Таким образом, Пушкин в сцене из XI главы «Капитанской дочки» сделал не только Гринева, но и читателя свидетелем диалога-спора народных ораторов, в творчески преобразованном виде донес до нас народное красноречие эпохи пугачевской войны. И если творчество Пушкина в целом можно считать энциклопедией русской и мировой культуры, то «Капитанская дочка» заключает в себе страницу этой энциклопедии, страницу, которая посвящена русскому народному красноречию XVIII в., воплощенному в слове Пушкина и осмысленному им в широком контексте как истории, так и классического ораторского искусства.

———

Сноски

Сноски к стр. 254

1 См.: Воробьев В. Язык Пугачева в повести «Капитанская дочка» А. С. Пушкина // Русский язык в школе. 1953. № 5. С. 23—29: Гиллельсон М. И., Мушина И. Б. Повесть А. С. Пушкина «Капитанская дочка». Комментарии.

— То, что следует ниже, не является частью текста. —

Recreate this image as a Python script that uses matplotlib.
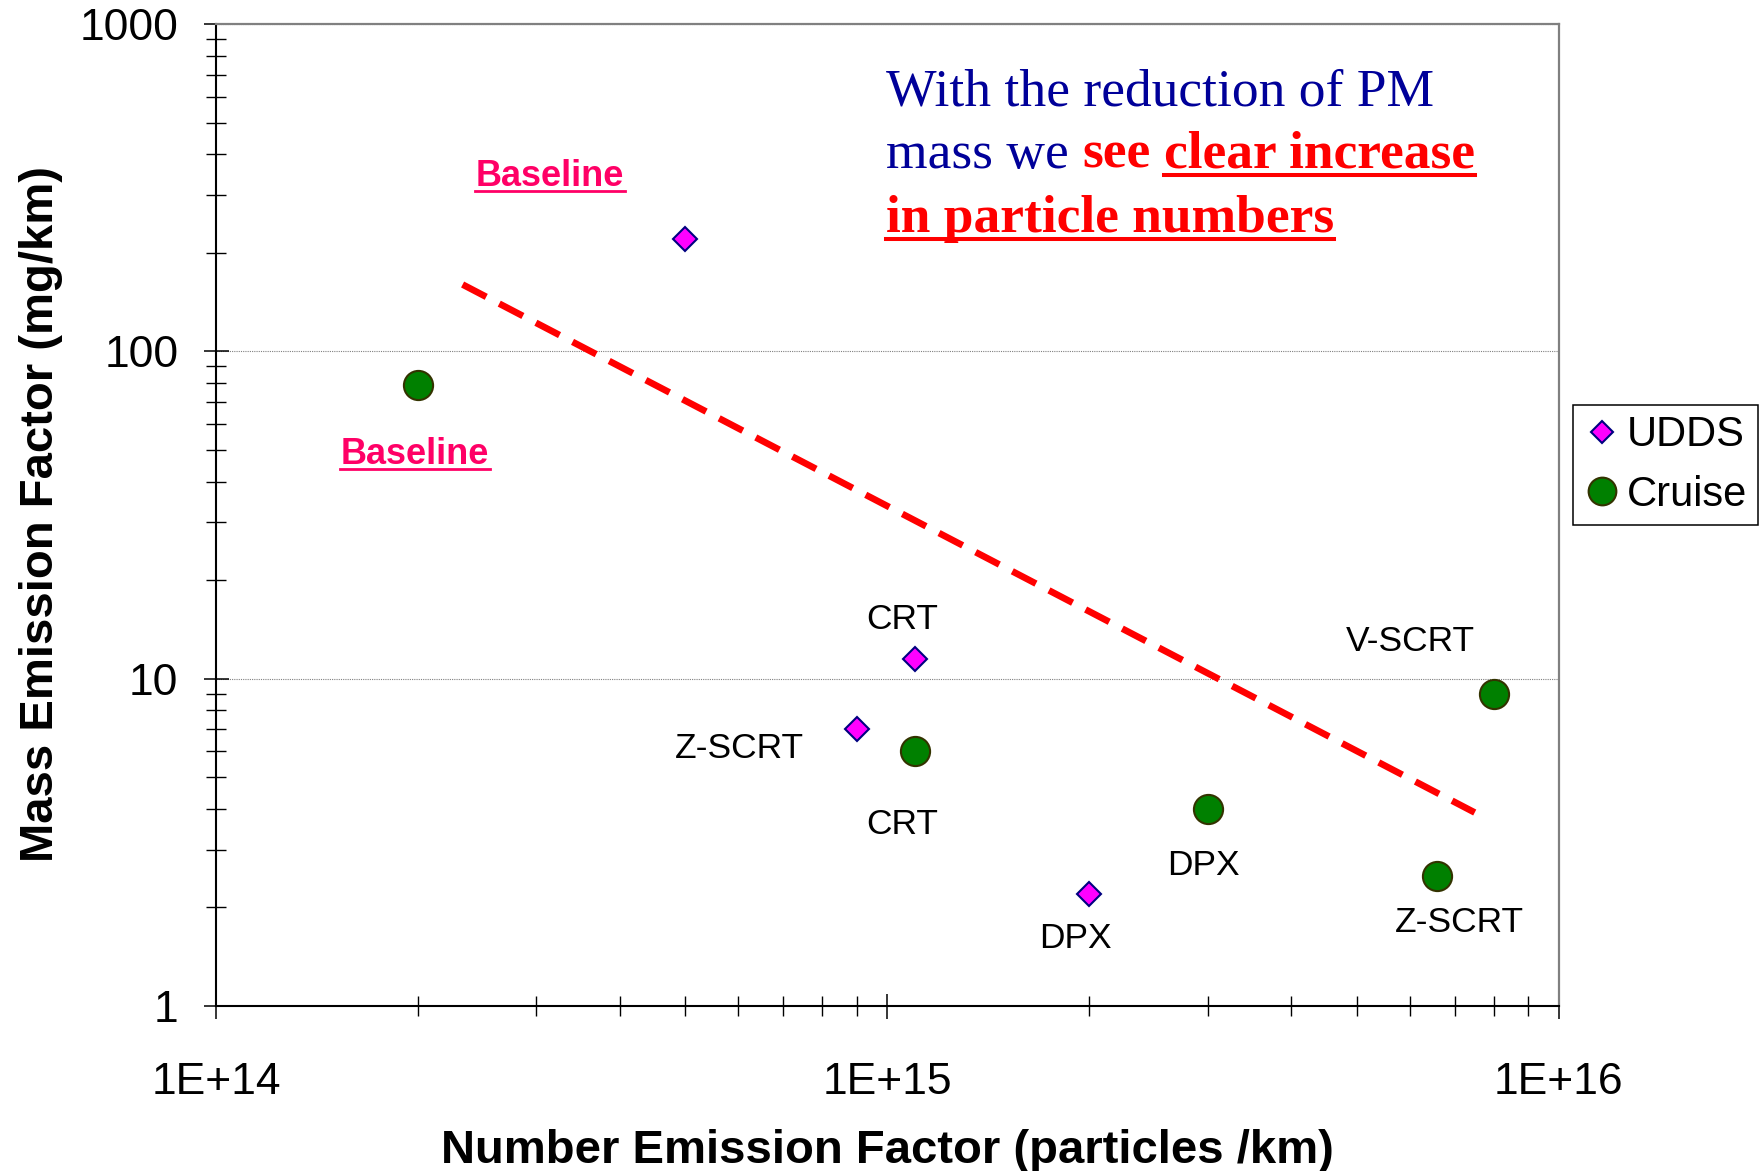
import math
import matplotlib
matplotlib.use("Agg")
import matplotlib.pyplot as plt
from matplotlib.lines import Line2D
from matplotlib.ticker import LogLocator, FuncFormatter, NullFormatter

plt.rcParams['font.family'] = ['Liberation Sans', 'DejaVu Sans']

# UDDS cycle results
udds_labels = ['Baseline', 'CRT', 'Z-SCRT', 'DPX']
udds_number = [5.0e14, 1.1e15, 9.0e14, 2.0e15]
udds_mass = [220, 11.5, 7.0, 2.2]

# Cruise results
cruise_labels = ['Baseline', 'CRT', 'DPX', 'Z-SCRT', 'V-SCRT']
cruise_number = [2.0e14, 1.1e15, 3.0e15, 6.6e15, 8.0e15]
cruise_mass = [79, 6.0, 4.0, 2.5, 9.0]

# trend line end points
trend_number = [2.33e14, 7.5e15]
trend_mass = [160, 3.9]

# label offsets from each point, in pixels (dx, dy)
udds_offsets = [(-135, 53), (-13, 30), (-117, -29), (-14, -54)]
cruise_offsets = [(-3, -79), (-13, -83), (-4, -66), (22, -56), (-83, 43)]

W, H = 1762, 1171
fig = plt.figure(figsize=(W / 100, H / 100), dpi=100)
ax = fig.add_axes([216 / W, 1 - 1006 / H, (1558.6 - 216) / W, (1006 - 24) / H])

ax.set_xscale('log')
ax.set_yscale('log')
ax.set_xlim(1e14, 1e16)
ax.set_ylim(1, 1000)

ax.plot(trend_number, trend_mass, color='red', lw=4.8,
        linestyle=(0, (4, 2.2)), zorder=2)

ax.plot(udds_number, udds_mass, linestyle='none', marker='D', ms=12,
        mfc='#FF00FF', mec='#000080', mew=1.5, label='UDDS', zorder=3)
ax.plot(cruise_number, cruise_mass, linestyle='none', marker='o', ms=21,
        mfc='#008000', mec='#333300', mew=1.5, label='Cruise', zorder=3)

# grid and spines
ax.yaxis.grid(True, which='major', color='#808080', linestyle=(0, (1, 1)), lw=0.8)
ax.set_axisbelow(True)
for side in ['top', 'right']:
    ax.spines[side].set_color('#808080')
    ax.spines[side].set_linewidth(1.6)
for side in ['left', 'bottom']:
    ax.spines[side].set_color('black')
    ax.spines[side].set_linewidth(1.5)

ax.xaxis.set_major_locator(LogLocator(base=10, numticks=5))
ax.xaxis.set_minor_locator(LogLocator(base=10, subs=range(2, 10), numticks=20))
ax.yaxis.set_major_locator(LogLocator(base=10, numticks=5))
ax.yaxis.set_minor_locator(LogLocator(base=10, subs=range(2, 10), numticks=20))
ax.xaxis.set_major_formatter(FuncFormatter(lambda v, p: '1E+%d' % round(math.log10(v))))
ax.yaxis.set_major_formatter(FuncFormatter(lambda v, p: '%d' % round(v)))
ax.xaxis.set_minor_formatter(NullFormatter())
ax.yaxis.set_minor_formatter(NullFormatter())

ax.tick_params(which='major', direction='inout', length=18, width=1.1, labelsize=32)
ax.tick_params(which='minor', direction='inout', length=15, width=1.0)
ax.tick_params(axis='x', which='major', pad=31)
ax.tick_params(axis='y', which='major', pad=18)

ax.set_xlabel('Number Emission Factor (particles /km)', fontsize=34, fontweight='bold')
ax.xaxis.set_label_coords(0.5, -0.125)
ax.set_ylabel('Mass Emission Factor (mg/km)', fontsize=34, fontweight='bold')
ax.yaxis.set_label_coords(-0.130, 0.501)
ax.yaxis.label.set_va('center')

# point labels
baseline_color = '#FF0066'
labels_drawn = []
for xs, ys, names, offs in [(udds_number, udds_mass, udds_labels, udds_offsets),
                            (cruise_number, cruise_mass, cruise_labels, cruise_offsets)]:
    for xv, yv, name, (dx, dy) in zip(xs, ys, names, offs):
        if name == 'Baseline':
            t = ax.annotate(name, (xv, yv), xytext=(dx, dy), textcoords='offset pixels',
                            ha='center', va='baseline', fontsize=26,
                            fontweight='bold', color=baseline_color)
            labels_drawn.append((t, xv, yv, dy))
        else:
            ax.annotate(name, (xv, yv), xytext=(dx, dy), textcoords='offset pixels',
                        ha='center', va='baseline', fontsize=25.5, color='black')

leg = ax.legend(loc='upper left', bbox_to_anchor=(1573 / W, 1 - 405 / H),
                bbox_transform=fig.transFigure, borderaxespad=0, fontsize=30,
                frameon=True, fancybox=False, framealpha=1, edgecolor='black',
                borderpad=0.25, handlelength=0.9, handletextpad=0.15,
                labelspacing=0.46, numpoints=1, markerscale=0.95)
leg.get_frame().set_linewidth(1.1)

# comment text, built piece by piece
serif = ['Liberation Serif', 'DejaVu Serif']
blue = '#000099'
red = '#FF0000'
fs = 38.5
text_left = 886
lines = [
    (105, [("With the reduction of PM", blue, 'normal', False)]),
    (168, [("mass we", blue, 'normal', False),
           ("see", red, 'bold', False),
           ("clear increase", red, 'bold', True)]),
    (232, [("in particle numbers", red, 'bold', True)]),
]

fig.canvas.draw()
renderer = fig.canvas.get_renderer()
space = 0.25 * fs * 100 / 72

for base_y, pieces in lines:
    x = text_left
    for s, col, weight, under in pieces:
        t = fig.text(x / W, 1 - base_y / H, s, family=serif, fontsize=fs,
                     color=col, fontweight=weight, ha='left', va='baseline')
        bb = t.get_window_extent(renderer)
        if under:
            uy = H - base_y - 7
            fig.add_artist(Line2D([bb.x0 / W, bb.x1 / W], [uy / H, uy / H],
                                  transform=fig.transFigure, color=col, lw=2.9))
        x = bb.x1 + space

# underline the Baseline labels
for t, xv, yv, dy in labels_drawn:
    bb = t.get_window_extent(renderer)
    py = ax.transData.transform((xv, yv))[1] + dy - 5
    fig.add_artist(Line2D([(bb.x0 - 1) / W, (bb.x1 + 1) / W], [py / H, py / H],
                          transform=fig.transFigure, color=baseline_color, lw=2.0))

fig.savefig('out.png', dpi=100)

Пособие для учителя. Л., 1977.

2 Фонвизин Д. И. Друг честных людей, или Стародум // Русская проза XVIII века. М.; Л., 1950. Т. 1. С. 553.

3 Там же.

4 См.: Даль В. Толковый словарь живого великорусского языка. М., 1956. Т. 4. С. 188.

Сноски к стр. 255

5 См.: Елеонский С. Ф. Пугачевские указы и манифесты как памятники литературы // Художественный фольклор. М., 1929. Т. 4—5. С. 63—75; Голуб А. В. Язык указов Пугачева. Автореф. канд. дис. М., 1950.

Сноски к стр. 256

6 Кошанский Н. Общая риторика. 3-е изд. СПб., 1834. С. 127.